*Exercise details*: Reproduce the lines of the material exactly, excluding every image.

=-=-=

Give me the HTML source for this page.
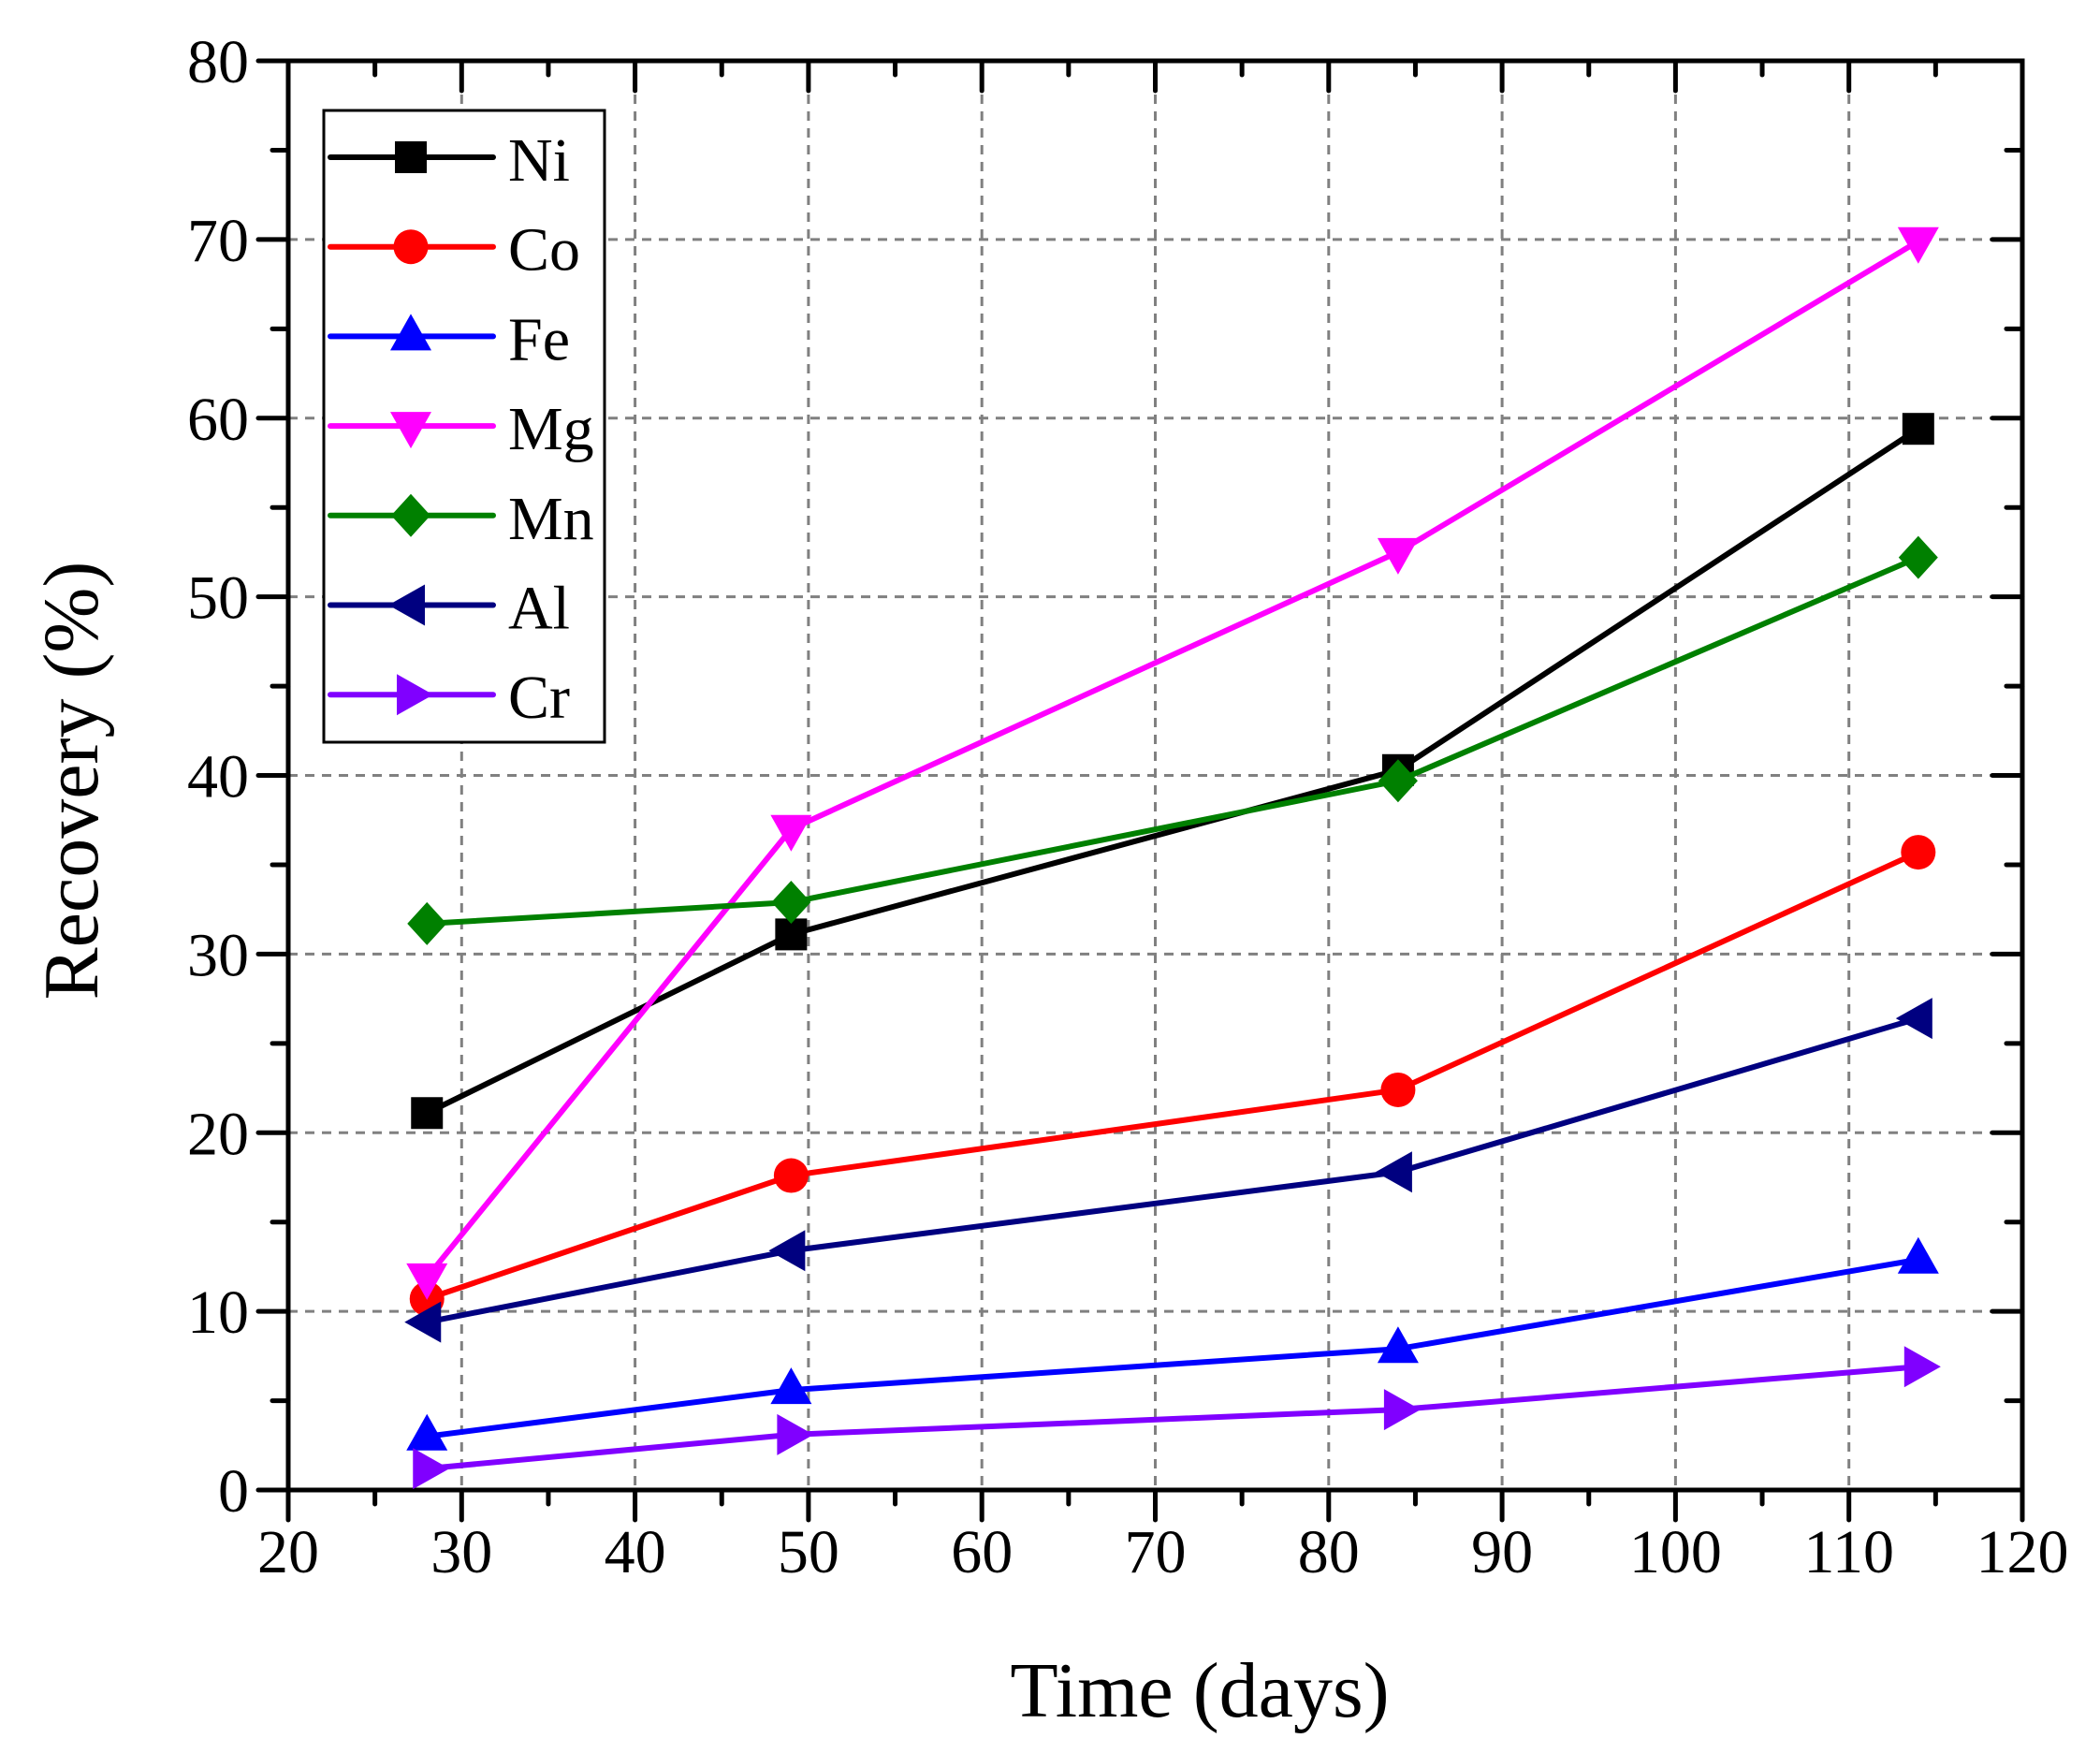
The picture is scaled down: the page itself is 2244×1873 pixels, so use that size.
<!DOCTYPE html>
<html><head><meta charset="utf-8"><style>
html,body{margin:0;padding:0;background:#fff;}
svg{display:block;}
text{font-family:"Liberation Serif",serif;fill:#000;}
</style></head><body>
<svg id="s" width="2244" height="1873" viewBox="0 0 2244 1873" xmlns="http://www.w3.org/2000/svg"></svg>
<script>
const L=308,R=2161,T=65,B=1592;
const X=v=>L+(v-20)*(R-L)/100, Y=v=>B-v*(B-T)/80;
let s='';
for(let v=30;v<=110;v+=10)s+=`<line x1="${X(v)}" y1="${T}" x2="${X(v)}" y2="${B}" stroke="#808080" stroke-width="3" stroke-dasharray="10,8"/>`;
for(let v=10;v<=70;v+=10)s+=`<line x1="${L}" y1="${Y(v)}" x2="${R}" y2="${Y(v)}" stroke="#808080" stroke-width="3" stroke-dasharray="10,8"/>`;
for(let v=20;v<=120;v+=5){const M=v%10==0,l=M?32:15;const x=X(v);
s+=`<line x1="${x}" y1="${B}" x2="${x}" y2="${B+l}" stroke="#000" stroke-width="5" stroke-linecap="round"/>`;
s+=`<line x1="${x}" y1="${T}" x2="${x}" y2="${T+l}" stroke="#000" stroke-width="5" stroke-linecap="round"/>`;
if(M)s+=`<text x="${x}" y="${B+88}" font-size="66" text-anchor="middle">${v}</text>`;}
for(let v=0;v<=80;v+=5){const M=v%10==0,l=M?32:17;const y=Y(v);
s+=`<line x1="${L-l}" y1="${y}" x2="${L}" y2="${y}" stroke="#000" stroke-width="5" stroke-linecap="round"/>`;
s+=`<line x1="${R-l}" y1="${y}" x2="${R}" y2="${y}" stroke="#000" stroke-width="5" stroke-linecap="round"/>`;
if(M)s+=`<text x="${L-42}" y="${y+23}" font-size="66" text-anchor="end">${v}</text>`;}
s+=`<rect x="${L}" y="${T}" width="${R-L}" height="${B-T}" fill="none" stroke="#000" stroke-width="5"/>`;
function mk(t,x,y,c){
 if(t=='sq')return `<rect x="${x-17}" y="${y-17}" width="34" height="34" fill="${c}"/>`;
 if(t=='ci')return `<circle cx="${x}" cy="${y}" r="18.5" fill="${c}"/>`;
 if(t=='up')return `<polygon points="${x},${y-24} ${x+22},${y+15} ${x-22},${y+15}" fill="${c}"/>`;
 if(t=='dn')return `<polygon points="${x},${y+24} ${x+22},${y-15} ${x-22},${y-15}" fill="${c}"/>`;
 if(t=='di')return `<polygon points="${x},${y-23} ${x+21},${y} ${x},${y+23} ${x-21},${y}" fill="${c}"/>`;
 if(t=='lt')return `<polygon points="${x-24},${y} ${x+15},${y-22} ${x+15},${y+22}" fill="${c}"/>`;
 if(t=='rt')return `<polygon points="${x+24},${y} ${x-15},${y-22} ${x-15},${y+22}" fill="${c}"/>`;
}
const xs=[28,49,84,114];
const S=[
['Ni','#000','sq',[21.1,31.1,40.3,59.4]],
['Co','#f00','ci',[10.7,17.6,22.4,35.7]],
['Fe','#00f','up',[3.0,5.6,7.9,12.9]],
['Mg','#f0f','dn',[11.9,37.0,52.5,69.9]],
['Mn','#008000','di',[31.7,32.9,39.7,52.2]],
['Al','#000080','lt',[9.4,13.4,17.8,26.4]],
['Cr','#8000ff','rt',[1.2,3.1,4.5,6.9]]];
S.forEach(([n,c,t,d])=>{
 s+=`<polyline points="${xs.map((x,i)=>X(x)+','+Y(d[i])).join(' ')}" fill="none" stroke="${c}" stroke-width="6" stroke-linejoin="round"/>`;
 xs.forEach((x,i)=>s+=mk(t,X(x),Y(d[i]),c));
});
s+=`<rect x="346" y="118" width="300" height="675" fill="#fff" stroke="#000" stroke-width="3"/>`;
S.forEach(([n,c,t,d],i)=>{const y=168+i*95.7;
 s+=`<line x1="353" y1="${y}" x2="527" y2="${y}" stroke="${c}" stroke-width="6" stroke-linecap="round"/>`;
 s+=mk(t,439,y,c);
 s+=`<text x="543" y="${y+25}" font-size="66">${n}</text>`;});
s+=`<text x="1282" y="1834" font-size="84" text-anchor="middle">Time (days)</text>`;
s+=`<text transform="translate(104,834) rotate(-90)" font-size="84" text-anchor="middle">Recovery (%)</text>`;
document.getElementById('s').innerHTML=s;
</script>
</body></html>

=-=-=

*Written response*:
Give me the HTML source for this page.
The picture is scaled down: the page itself is 2244×1873 pixels, so use that size.
<!DOCTYPE html>
<html><head><meta charset="utf-8"><style>
html,body{margin:0;padding:0;background:#fff;}
svg{display:block;}
text{font-family:"Liberation Serif",serif;fill:#000;}
</style></head><body>
<svg id="s" width="2244" height="1873" viewBox="0 0 2244 1873" xmlns="http://www.w3.org/2000/svg"></svg>
<script>
const L=308,R=2161,T=65,B=1592;
const X=v=>L+(v-20)*(R-L)/100, Y=v=>B-v*(B-T)/80;
let s='';
for(let v=30;v<=110;v+=10)s+=`<line x1="${X(v)}" y1="${T}" x2="${X(v)}" y2="${B}" stroke="#808080" stroke-width="3" stroke-dasharray="10,8"/>`;
for(let v=10;v<=70;v+=10)s+=`<line x1="${L}" y1="${Y(v)}" x2="${R}" y2="${Y(v)}" stroke="#808080" stroke-width="3" stroke-dasharray="10,8"/>`;
for(let v=20;v<=120;v+=5){const M=v%10==0,l=M?32:15;const x=X(v);
s+=`<line x1="${x}" y1="${B}" x2="${x}" y2="${B+l}" stroke="#000" stroke-width="5" stroke-linecap="round"/>`;
s+=`<line x1="${x}" y1="${T}" x2="${x}" y2="${T+l}" stroke="#000" stroke-width="5" stroke-linecap="round"/>`;
if(M)s+=`<text x="${x}" y="${B+88}" font-size="66" text-anchor="middle">${v}</text>`;}
for(let v=0;v<=80;v+=5){const M=v%10==0,l=M?32:17;const y=Y(v);
s+=`<line x1="${L-l}" y1="${y}" x2="${L}" y2="${y}" stroke="#000" stroke-width="5" stroke-linecap="round"/>`;
s+=`<line x1="${R-l}" y1="${y}" x2="${R}" y2="${y}" stroke="#000" stroke-width="5" stroke-linecap="round"/>`;
if(M)s+=`<text x="${L-42}" y="${y+23}" font-size="66" text-anchor="end">${v}</text>`;}
s+=`<rect x="${L}" y="${T}" width="${R-L}" height="${B-T}" fill="none" stroke="#000" stroke-width="5"/>`;
function mk(t,x,y,c){
 if(t=='sq')return `<rect x="${x-17}" y="${y-17}" width="34" height="34" fill="${c}"/>`;
 if(t=='ci')return `<circle cx="${x}" cy="${y}" r="18.5" fill="${c}"/>`;
 if(t=='up')return `<polygon points="${x},${y-24} ${x+22},${y+15} ${x-22},${y+15}" fill="${c}"/>`;
 if(t=='dn')return `<polygon points="${x},${y+24} ${x+22},${y-15} ${x-22},${y-15}" fill="${c}"/>`;
 if(t=='di')return `<polygon points="${x},${y-23} ${x+21},${y} ${x},${y+23} ${x-21},${y}" fill="${c}"/>`;
 if(t=='lt')return `<polygon points="${x-24},${y} ${x+15},${y-22} ${x+15},${y+22}" fill="${c}"/>`;
 if(t=='rt')return `<polygon points="${x+24},${y} ${x-15},${y-22} ${x-15},${y+22}" fill="${c}"/>`;
}
const xs=[28,49,84,114];
const S=[
['Ni','#000','sq',[21.1,31.1,40.3,59.4]],
['Co','#f00','ci',[10.7,17.6,22.4,35.7]],
['Fe','#00f','up',[3.0,5.6,7.9,12.9]],
['Mg','#f0f','dn',[11.9,37.0,52.5,69.9]],
['Mn','#008000','di',[31.7,32.9,39.7,52.2]],
['Al','#000080','lt',[9.4,13.4,17.8,26.4]],
['Cr','#8000ff','rt',[1.2,3.1,4.5,6.9]]];
S.forEach(([n,c,t,d])=>{
 s+=`<polyline points="${xs.map((x,i)=>X(x)+','+Y(d[i])).join(' ')}" fill="none" stroke="${c}" stroke-width="6" stroke-linejoin="round"/>`;
 xs.forEach((x,i)=>s+=mk(t,X(x),Y(d[i]),c));
});
s+=`<rect x="346" y="118" width="300" height="675" fill="#fff" stroke="#000" stroke-width="3"/>`;
S.forEach(([n,c,t,d],i)=>{const y=168+i*95.7;
 s+=`<line x1="353" y1="${y}" x2="527" y2="${y}" stroke="${c}" stroke-width="6" stroke-linecap="round"/>`;
 s+=mk(t,439,y,c);
 s+=`<text x="543" y="${y+25}" font-size="66">${n}</text>`;});
s+=`<text x="1282" y="1834" font-size="84" text-anchor="middle">Time (days)</text>`;
s+=`<text transform="translate(104,834) rotate(-90)" font-size="84" text-anchor="middle">Recovery (%)</text>`;
document.getElementById('s').innerHTML=s;
</script>
</body></html>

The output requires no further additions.